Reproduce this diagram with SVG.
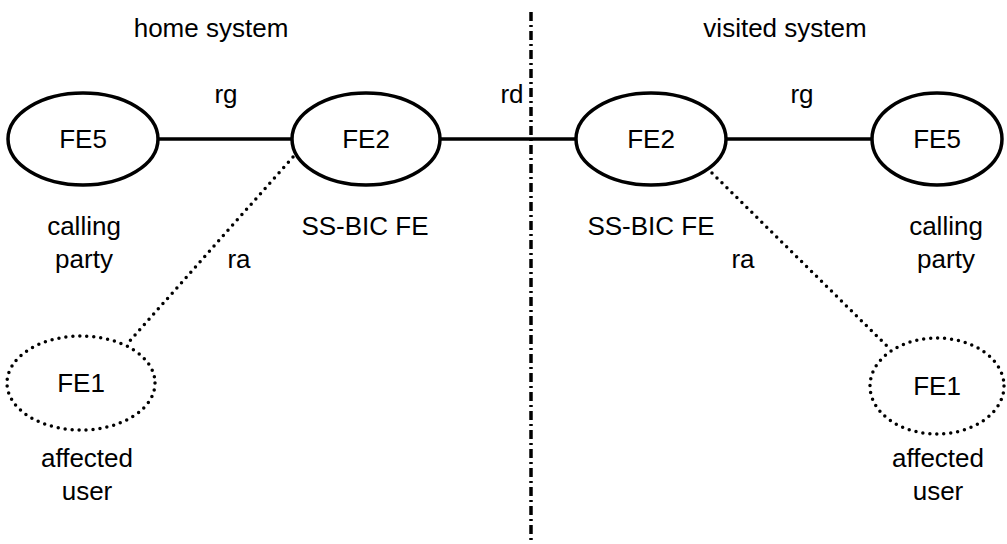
<svg xmlns="http://www.w3.org/2000/svg" width="1007" height="544" viewBox="0 0 1007 544">
<style>
text{font-family:"Liberation Sans",Arial,sans-serif;font-size:26px;fill:#000;text-anchor:middle}
.solid{fill:none;stroke:#000;stroke-width:3.5}
.dot{fill:none;stroke:#000;stroke-width:3.5;stroke-linecap:round;stroke-dasharray:0 7}
.dashdot{fill:none;stroke:#000;stroke-width:3.5;stroke-dasharray:9 4 2 4}
</style>
<rect width="1007" height="544" fill="#fff"/>
<g id="labels">
<text x="211" y="37">home system</text>
<text x="785" y="37">visited system</text>
</g>
<g id="connectors">
<line class="dashdot" x1="531" y1="12" x2="531" y2="540"/>
<line class="solid" x1="158" y1="139" x2="292" y2="139"/>
<line class="solid" x1="440" y1="139" x2="576" y2="139"/>
<line class="solid" x1="727" y1="139" x2="872" y2="139"/>
<line class="dot" x1="293" y1="157" x2="128" y2="343"/>
<line class="dot" x1="712" y1="173" x2="888" y2="347"/>
<text x="226" y="103">rg</text>
<text x="512" y="103">rd</text>
<text x="802" y="103">rg</text>
<text x="239" y="268">ra</text>
<text x="743" y="268">ra</text>
</g>
<g id="fe5-home">
<ellipse class="solid" cx="83" cy="139" rx="75" ry="46"/>
<text x="83" y="148">FE5</text>
<text x="84" y="235">calling</text>
<text x="84" y="268">party</text>
</g>
<g id="fe2-home">
<ellipse class="solid" cx="366" cy="139" rx="74" ry="46"/>
<text x="366" y="148">FE2</text>
<text x="365" y="235">SS-BIC FE</text>
</g>
<g id="fe2-visited">
<ellipse class="solid" cx="651" cy="139" rx="75" ry="46"/>
<text x="651" y="148">FE2</text>
<text x="651" y="235">SS-BIC FE</text>
</g>
<g id="fe5-visited">
<ellipse class="solid" cx="937" cy="139" rx="65" ry="46"/>
<text x="937" y="148">FE5</text>
<text x="946" y="235">calling</text>
<text x="946" y="268">party</text>
</g>
<g id="fe1-home">
<ellipse class="dot" cx="81" cy="383" rx="74" ry="47"/>
<text x="81" y="392">FE1</text>
<text x="87" y="467">affected</text>
<text x="87" y="500">user</text>
</g>
<g id="fe1-visited">
<ellipse class="dot" cx="937" cy="386" rx="67" ry="48"/>
<text x="937" y="395">FE1</text>
<text x="938" y="467">affected</text>
<text x="938" y="500">user</text>
</g>
</svg>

**WHAT YOU WILL DO**
Repeat the material above word for word, please, apart from its images.

**ANSWER IN FULL**
Reproduce this diagram with SVG.
<svg xmlns="http://www.w3.org/2000/svg" width="1007" height="544" viewBox="0 0 1007 544">
<style>
text{font-family:"Liberation Sans",Arial,sans-serif;font-size:26px;fill:#000;text-anchor:middle}
.solid{fill:none;stroke:#000;stroke-width:3.5}
.dot{fill:none;stroke:#000;stroke-width:3.5;stroke-linecap:round;stroke-dasharray:0 7}
.dashdot{fill:none;stroke:#000;stroke-width:3.5;stroke-dasharray:9 4 2 4}
</style>
<rect width="1007" height="544" fill="#fff"/>
<g id="labels">
<text x="211" y="37">home system</text>
<text x="785" y="37">visited system</text>
</g>
<g id="connectors">
<line class="dashdot" x1="531" y1="12" x2="531" y2="540"/>
<line class="solid" x1="158" y1="139" x2="292" y2="139"/>
<line class="solid" x1="440" y1="139" x2="576" y2="139"/>
<line class="solid" x1="727" y1="139" x2="872" y2="139"/>
<line class="dot" x1="293" y1="157" x2="128" y2="343"/>
<line class="dot" x1="712" y1="173" x2="888" y2="347"/>
<text x="226" y="103">rg</text>
<text x="512" y="103">rd</text>
<text x="802" y="103">rg</text>
<text x="239" y="268">ra</text>
<text x="743" y="268">ra</text>
</g>
<g id="fe5-home">
<ellipse class="solid" cx="83" cy="139" rx="75" ry="46"/>
<text x="83" y="148">FE5</text>
<text x="84" y="235">calling</text>
<text x="84" y="268">party</text>
</g>
<g id="fe2-home">
<ellipse class="solid" cx="366" cy="139" rx="74" ry="46"/>
<text x="366" y="148">FE2</text>
<text x="365" y="235">SS-BIC FE</text>
</g>
<g id="fe2-visited">
<ellipse class="solid" cx="651" cy="139" rx="75" ry="46"/>
<text x="651" y="148">FE2</text>
<text x="651" y="235">SS-BIC FE</text>
</g>
<g id="fe5-visited">
<ellipse class="solid" cx="937" cy="139" rx="65" ry="46"/>
<text x="937" y="148">FE5</text>
<text x="946" y="235">calling</text>
<text x="946" y="268">party</text>
</g>
<g id="fe1-home">
<ellipse class="dot" cx="81" cy="383" rx="74" ry="47"/>
<text x="81" y="392">FE1</text>
<text x="87" y="467">affected</text>
<text x="87" y="500">user</text>
</g>
<g id="fe1-visited">
<ellipse class="dot" cx="937" cy="386" rx="67" ry="48"/>
<text x="937" y="395">FE1</text>
<text x="938" y="467">affected</text>
<text x="938" y="500">user</text>
</g>
</svg>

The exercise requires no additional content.